TASK INSTRUCTIONS >> Report all lines from the entries below in which "with" appears.

====== RECORDS FOR THIS TASK

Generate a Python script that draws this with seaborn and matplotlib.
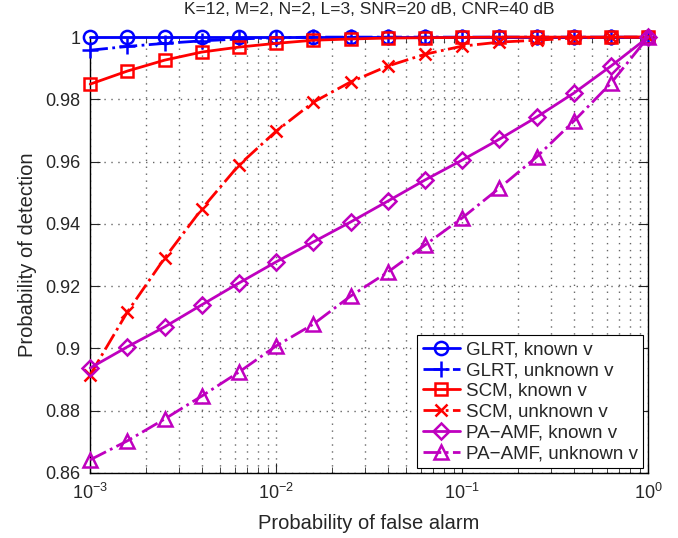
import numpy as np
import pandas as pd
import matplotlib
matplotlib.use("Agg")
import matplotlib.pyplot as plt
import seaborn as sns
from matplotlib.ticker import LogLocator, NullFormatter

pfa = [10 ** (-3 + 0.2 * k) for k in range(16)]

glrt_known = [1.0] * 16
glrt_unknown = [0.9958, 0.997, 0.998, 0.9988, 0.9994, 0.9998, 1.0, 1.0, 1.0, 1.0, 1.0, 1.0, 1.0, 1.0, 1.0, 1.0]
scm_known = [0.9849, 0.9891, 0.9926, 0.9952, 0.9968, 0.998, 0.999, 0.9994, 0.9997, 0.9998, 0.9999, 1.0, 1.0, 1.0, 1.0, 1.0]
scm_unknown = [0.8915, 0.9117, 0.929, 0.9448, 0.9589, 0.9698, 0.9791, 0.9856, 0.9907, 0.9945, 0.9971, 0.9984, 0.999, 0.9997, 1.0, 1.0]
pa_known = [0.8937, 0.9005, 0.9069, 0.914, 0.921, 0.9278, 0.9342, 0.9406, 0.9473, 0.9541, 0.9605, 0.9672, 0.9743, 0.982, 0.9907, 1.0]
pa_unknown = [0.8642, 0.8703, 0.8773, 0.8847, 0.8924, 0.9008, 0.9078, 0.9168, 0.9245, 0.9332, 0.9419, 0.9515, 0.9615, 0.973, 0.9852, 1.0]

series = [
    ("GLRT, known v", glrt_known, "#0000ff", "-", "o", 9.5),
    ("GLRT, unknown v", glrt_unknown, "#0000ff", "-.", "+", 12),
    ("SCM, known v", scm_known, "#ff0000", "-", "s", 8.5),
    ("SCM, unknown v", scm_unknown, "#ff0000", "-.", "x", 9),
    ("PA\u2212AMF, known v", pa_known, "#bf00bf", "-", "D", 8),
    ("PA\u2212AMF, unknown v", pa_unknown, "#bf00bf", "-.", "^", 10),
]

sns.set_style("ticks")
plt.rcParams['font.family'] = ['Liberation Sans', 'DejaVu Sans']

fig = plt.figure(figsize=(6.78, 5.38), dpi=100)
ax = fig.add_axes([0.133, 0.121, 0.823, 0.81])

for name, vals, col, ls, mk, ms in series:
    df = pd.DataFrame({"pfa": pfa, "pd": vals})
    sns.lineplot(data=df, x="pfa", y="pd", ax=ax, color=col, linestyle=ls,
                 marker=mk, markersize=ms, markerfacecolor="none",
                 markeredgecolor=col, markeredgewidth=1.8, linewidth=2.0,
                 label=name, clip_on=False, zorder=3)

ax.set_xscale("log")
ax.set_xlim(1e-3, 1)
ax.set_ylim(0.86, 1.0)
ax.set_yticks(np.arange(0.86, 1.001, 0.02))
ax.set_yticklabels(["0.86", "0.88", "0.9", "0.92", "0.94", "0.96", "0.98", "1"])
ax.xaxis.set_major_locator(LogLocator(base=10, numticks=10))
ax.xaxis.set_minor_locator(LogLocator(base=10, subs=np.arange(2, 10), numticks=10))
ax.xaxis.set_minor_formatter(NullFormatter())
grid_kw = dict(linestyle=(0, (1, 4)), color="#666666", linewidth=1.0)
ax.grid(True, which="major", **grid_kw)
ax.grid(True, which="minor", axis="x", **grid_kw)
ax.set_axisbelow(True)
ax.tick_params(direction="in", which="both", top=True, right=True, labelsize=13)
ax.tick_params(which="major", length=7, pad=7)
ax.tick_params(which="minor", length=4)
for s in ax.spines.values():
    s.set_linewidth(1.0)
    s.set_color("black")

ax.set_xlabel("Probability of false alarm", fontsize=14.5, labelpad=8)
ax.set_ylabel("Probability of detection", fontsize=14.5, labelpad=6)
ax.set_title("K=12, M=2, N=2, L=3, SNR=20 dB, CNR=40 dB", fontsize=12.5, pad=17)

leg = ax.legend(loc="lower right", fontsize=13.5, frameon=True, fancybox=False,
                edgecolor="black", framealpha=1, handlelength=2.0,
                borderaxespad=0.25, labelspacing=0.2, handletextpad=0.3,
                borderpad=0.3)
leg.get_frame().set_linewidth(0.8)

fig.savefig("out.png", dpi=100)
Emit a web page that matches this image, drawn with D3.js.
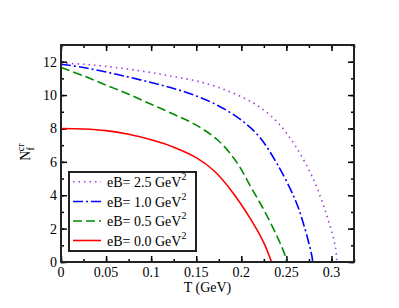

============

RESPONSE BELOW >>
Generate a Python script that draws this with seaborn and matplotlib.
Emit a web page that matches this image, drawn with D3.js.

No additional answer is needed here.